The United States cannot ignore the potentially heightened flow of displaced peoples as it continues to discuss immigration reform. Because we shoulder a large portion of the responsibility for the current levels of global warming pollution in the atmosphere, we have a moral responsibility to invest in solutions that will help ourselves and the world—particularly poor countries—adapt and prevent the growing implications of climate change.

The countries least responsible for greenhouse gas emissions are frequently the most vulnerable to global warming’s earliest effects. Developing countries bear minimal responsibility for climate change because they have little industry and produce relatively small amounts of pollution. But their populations—often the poorest of the world’s people—are more likely to occupy vulnerable locations such as coast lines, flood plains, and steep slopes and live in structures unable to withstand severe weather events. The governments of these poor countries therefore carry the largest burden associated with climate change and are ill-equipped to recover from disasters and meet the basic needs of their citizens.
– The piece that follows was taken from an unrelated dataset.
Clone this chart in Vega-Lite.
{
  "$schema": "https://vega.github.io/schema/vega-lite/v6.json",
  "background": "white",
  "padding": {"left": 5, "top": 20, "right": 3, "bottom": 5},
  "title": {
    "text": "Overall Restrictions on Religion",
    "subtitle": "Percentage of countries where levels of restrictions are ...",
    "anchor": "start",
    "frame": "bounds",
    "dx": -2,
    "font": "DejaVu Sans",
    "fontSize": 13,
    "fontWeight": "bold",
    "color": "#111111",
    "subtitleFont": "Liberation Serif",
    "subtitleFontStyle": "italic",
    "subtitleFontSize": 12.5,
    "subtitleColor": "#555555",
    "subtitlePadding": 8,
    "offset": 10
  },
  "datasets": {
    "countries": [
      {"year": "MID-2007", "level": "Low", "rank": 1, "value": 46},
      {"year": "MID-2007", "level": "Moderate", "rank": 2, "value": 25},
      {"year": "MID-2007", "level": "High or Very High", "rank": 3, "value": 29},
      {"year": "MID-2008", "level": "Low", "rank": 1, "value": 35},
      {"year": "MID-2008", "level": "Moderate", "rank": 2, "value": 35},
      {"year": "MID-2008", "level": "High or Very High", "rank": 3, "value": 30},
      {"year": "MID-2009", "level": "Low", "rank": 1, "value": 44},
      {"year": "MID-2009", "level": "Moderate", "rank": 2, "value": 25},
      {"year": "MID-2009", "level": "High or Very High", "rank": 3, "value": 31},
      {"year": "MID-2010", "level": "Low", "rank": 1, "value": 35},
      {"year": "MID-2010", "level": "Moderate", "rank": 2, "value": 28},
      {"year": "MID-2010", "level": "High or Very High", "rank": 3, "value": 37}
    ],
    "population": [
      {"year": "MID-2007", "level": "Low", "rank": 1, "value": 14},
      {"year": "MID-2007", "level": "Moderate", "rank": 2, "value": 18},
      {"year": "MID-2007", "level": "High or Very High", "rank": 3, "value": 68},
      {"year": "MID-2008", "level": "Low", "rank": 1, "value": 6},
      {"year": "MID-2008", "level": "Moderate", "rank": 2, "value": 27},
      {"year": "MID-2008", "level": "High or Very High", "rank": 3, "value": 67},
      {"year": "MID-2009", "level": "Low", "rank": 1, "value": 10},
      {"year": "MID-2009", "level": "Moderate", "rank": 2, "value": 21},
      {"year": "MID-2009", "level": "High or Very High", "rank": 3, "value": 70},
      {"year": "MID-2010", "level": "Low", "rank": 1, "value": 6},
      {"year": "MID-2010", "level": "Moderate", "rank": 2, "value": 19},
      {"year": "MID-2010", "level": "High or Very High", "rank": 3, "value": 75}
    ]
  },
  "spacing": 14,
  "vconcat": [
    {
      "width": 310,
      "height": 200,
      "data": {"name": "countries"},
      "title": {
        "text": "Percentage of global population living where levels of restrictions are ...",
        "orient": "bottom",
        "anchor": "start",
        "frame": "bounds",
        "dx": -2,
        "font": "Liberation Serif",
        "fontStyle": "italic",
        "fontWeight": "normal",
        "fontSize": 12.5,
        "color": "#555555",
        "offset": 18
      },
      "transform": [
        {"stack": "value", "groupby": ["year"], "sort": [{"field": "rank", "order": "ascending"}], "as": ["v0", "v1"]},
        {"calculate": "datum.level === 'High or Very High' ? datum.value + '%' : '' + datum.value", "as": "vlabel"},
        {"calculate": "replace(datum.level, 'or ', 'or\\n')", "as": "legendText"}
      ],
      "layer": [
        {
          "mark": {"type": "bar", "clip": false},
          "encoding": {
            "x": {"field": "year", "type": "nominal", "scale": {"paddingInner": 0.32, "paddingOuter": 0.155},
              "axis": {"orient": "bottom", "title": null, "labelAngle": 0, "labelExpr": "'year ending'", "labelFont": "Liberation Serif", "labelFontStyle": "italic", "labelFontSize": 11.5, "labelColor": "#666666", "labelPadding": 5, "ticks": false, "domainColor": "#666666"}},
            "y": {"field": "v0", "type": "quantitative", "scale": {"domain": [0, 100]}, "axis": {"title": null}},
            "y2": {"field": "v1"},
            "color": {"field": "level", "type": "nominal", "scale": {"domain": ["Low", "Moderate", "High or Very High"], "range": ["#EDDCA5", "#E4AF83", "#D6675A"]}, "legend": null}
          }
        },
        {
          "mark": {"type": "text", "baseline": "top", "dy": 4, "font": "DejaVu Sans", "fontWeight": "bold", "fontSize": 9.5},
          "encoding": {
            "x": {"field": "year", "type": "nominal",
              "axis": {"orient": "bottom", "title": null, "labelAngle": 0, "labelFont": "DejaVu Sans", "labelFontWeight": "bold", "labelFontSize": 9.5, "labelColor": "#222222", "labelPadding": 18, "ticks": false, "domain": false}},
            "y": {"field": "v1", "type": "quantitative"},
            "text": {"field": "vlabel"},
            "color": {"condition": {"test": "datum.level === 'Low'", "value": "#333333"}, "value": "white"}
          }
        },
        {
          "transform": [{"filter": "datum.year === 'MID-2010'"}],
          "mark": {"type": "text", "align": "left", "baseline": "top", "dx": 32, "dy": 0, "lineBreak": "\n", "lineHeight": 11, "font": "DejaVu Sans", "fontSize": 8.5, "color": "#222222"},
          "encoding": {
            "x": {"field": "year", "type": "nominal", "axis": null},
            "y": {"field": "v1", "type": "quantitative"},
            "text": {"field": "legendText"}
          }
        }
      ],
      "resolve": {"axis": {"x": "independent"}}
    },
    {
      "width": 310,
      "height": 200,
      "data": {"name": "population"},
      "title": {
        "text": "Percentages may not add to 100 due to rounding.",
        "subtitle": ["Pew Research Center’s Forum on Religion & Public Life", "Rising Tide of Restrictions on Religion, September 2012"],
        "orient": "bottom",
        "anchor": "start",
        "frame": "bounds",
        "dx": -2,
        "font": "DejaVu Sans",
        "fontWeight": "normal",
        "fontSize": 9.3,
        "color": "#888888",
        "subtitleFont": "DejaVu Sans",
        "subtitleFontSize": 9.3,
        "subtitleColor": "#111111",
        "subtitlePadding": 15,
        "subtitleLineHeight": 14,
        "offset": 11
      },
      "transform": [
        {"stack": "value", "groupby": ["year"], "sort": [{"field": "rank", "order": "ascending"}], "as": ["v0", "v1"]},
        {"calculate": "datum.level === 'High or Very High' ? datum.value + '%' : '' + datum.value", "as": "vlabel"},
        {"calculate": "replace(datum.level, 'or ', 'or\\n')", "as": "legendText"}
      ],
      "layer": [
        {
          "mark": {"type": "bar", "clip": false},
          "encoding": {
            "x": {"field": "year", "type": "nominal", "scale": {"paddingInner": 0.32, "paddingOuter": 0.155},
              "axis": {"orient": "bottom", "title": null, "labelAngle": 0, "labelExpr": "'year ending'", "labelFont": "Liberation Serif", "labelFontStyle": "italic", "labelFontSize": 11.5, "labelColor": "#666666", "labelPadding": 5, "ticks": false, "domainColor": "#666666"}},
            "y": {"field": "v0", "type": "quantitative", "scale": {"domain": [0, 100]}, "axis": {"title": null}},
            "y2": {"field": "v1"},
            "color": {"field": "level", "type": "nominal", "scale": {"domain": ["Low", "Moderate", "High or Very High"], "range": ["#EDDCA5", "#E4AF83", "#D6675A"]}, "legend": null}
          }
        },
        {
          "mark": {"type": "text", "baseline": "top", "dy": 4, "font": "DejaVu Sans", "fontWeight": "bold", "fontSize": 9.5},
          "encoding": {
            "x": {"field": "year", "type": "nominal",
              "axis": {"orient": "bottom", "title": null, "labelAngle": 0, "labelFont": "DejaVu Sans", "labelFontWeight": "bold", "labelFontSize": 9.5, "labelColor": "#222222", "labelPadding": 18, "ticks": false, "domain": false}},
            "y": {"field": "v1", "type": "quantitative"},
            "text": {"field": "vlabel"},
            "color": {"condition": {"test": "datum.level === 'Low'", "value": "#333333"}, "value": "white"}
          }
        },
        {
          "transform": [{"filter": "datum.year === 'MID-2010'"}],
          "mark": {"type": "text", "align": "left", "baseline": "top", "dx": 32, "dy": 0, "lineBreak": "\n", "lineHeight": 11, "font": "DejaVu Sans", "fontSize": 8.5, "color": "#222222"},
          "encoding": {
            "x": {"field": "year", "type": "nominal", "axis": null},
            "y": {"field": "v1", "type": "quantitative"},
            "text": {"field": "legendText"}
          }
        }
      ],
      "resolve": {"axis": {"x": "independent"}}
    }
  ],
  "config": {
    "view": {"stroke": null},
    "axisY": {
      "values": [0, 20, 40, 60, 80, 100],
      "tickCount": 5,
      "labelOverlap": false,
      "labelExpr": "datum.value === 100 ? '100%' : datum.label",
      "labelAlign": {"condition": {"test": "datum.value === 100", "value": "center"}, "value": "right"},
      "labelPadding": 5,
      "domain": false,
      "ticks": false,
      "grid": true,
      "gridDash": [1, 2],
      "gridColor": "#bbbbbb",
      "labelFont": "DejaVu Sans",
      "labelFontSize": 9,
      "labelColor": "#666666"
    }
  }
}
The United States therefore owes a “climate debt” that it needs to pay back to these poor countries. China may have recently surpassed the United States in terms of overall greenhouse gas emissions, but the United States has still had the largest historical greenhouse gas emissions as well as the greatest per capita emissions. Each American citizen on average produces four times the amount of greenhouse gas as an average Chinese citizen. And, unfortunately, because greenhouse gases can persist in the atmosphere for hundreds of years, the world will be experiencing the negative effects of these disproportionately large U.S. emissions for years to come.

To tackle this debt, we should direct a portion of the revenue generated by an eventual national greenhouse gas cap-and-trade or carbon tax law toward adaptation projects such as desalinization facilities to provide fresh drinking water, city construction away from low-lying areas inundated by rising sea levels, and investment in drought-resistant crop cultivation. This adaptation assistance will help diffuse potential conflicts over scarce resources and offset global migration pressures.

Alleviating this debt by investing in projects to help these countries adapt to climate change will fulfill a moral obligation and is smart international policy. As Congress steps back to decide its next steps for tackling the immigration crisis, it must begin considering how it will deal with even larger numbers of immigrants and take action before the problem worsens.